> [WHAT TO PRODUCE]:
Using the records below, copy exactly the part that opens with the line holding "Write the Observable" and closes with the line holding "1.128, 1.040, 0.935];", minus the pictures.

## START DATA EXCERPTS

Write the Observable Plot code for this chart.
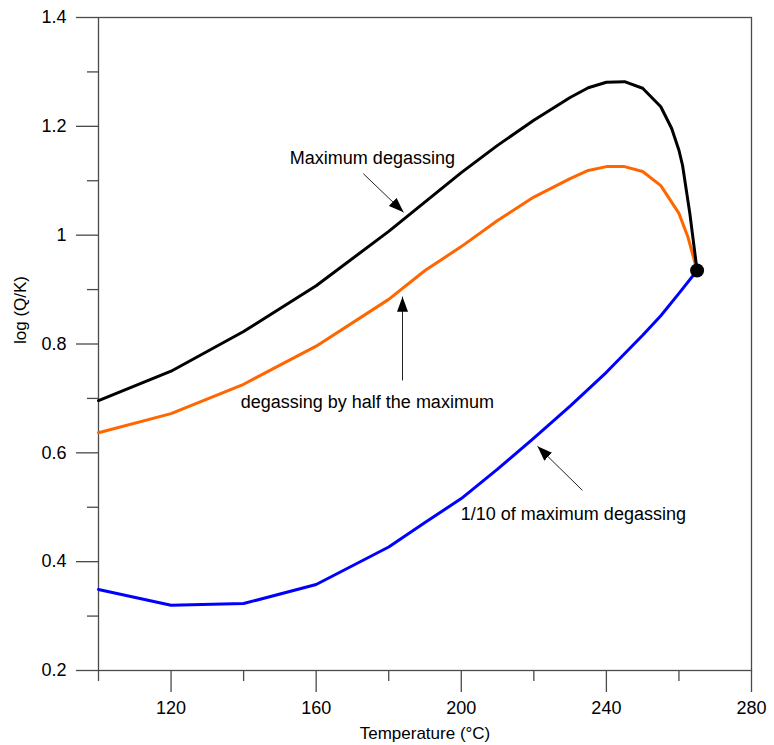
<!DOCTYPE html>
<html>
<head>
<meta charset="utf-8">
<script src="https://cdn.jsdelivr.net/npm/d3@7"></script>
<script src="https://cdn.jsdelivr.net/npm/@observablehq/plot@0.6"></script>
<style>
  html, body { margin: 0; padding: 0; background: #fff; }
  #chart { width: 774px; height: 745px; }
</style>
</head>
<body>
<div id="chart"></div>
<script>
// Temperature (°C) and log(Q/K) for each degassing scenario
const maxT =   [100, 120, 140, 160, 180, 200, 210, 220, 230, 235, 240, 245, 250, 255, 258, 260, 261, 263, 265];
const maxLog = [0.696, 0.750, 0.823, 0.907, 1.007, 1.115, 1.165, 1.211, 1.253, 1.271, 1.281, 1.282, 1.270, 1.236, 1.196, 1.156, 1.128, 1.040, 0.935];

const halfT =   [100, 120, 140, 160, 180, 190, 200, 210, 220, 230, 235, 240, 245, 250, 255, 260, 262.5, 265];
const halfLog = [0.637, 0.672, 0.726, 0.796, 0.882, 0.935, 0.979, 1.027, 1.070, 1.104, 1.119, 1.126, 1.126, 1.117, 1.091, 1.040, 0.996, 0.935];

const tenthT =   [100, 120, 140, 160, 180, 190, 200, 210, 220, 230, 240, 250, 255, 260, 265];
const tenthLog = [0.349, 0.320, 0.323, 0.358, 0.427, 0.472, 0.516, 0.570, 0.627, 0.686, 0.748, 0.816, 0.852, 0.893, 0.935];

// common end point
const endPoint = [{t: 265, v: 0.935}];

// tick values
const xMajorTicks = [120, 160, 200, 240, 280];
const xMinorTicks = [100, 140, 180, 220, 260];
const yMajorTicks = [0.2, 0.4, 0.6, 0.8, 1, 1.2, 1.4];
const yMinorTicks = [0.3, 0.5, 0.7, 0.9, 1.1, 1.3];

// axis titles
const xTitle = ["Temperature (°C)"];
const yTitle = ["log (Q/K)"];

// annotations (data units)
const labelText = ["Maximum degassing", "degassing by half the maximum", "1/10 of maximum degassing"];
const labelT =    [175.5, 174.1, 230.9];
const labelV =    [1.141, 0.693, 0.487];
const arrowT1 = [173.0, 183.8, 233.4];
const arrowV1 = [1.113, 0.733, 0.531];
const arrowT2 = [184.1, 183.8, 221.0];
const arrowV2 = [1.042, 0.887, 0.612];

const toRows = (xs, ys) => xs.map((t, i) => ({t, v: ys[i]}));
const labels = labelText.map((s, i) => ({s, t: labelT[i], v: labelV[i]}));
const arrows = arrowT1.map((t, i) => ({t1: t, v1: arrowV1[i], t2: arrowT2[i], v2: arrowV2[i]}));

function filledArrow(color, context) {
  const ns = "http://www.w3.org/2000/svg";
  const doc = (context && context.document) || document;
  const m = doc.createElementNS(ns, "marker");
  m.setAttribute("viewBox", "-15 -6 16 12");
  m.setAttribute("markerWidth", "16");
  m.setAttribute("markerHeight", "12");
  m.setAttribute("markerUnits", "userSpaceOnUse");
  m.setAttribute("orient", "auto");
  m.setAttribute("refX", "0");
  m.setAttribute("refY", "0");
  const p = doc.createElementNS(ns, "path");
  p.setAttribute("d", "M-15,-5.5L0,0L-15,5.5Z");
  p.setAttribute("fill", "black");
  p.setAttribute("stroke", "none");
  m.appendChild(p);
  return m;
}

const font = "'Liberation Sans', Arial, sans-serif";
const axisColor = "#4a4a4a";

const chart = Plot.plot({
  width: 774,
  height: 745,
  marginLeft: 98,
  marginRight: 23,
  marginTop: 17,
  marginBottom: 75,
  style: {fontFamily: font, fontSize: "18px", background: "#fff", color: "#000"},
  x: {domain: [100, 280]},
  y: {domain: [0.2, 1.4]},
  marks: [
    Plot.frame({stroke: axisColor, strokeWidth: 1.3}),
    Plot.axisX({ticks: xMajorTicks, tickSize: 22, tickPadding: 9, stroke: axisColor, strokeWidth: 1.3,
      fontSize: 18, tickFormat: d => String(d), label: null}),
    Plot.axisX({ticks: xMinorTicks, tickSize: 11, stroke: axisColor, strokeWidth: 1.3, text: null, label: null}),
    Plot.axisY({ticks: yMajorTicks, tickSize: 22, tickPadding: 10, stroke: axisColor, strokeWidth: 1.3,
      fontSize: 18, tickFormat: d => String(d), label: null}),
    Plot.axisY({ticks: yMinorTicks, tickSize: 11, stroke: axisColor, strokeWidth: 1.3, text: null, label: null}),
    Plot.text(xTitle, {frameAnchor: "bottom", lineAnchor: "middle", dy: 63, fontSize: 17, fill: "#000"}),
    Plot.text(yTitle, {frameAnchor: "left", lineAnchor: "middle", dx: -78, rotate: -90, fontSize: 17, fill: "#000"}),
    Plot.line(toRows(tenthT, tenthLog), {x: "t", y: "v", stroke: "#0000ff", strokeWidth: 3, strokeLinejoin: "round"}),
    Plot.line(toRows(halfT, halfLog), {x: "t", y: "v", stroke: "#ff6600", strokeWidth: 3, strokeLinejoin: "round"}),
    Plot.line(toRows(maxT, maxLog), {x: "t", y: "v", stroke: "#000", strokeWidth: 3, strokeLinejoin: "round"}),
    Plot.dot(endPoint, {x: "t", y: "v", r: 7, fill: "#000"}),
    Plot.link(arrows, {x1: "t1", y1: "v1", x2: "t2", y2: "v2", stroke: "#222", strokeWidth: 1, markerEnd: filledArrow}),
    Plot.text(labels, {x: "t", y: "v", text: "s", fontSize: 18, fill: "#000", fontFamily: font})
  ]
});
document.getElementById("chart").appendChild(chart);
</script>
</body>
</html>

## END DATA EXCERPTS
## START DATA EXCERPTS

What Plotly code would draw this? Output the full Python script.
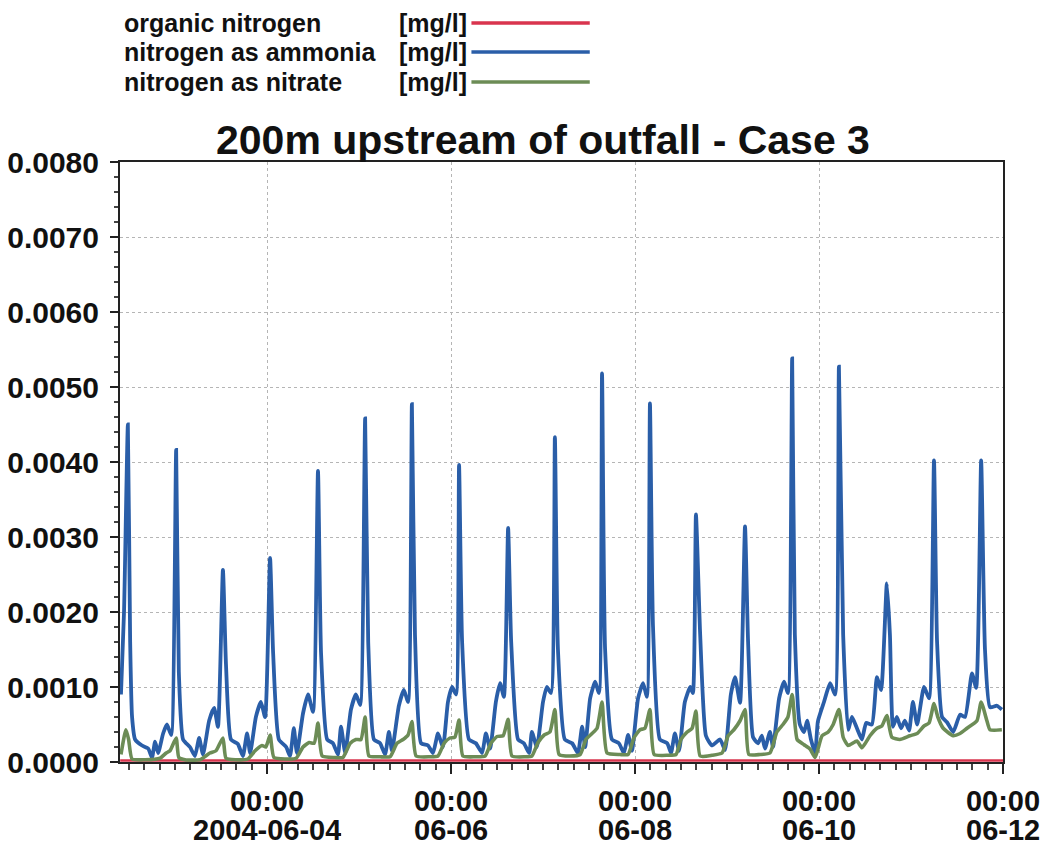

## END DATA EXCERPTS

> [COMPLETE ANSWER]:
Write the Observable Plot code for this chart.
<!DOCTYPE html>
<html>
<head>
<meta charset="utf-8">
<script src="https://cdn.jsdelivr.net/npm/d3@7"></script>
<script src="https://cdn.jsdelivr.net/npm/@observablehq/plot@0.6"></script>
<style>
  html, body { margin: 0; padding: 0; background: #fff; }
  #chart { width: 774px; height: 745px; }
</style>
</head>
<body>
<div id="chart"></div>
<script>
// Temperature (°C) and log(Q/K) for each degassing scenario
const maxT =   [100, 120, 140, 160, 180, 200, 210, 220, 230, 235, 240, 245, 250, 255, 258, 260, 261, 263, 265];
const maxLog = [0.696, 0.750, 0.823, 0.907, 1.007, 1.115, 1.165, 1.211, 1.253, 1.271, 1.281, 1.282, 1.270, 1.236, 1.196, 1.156, 1.128, 1.040, 0.935];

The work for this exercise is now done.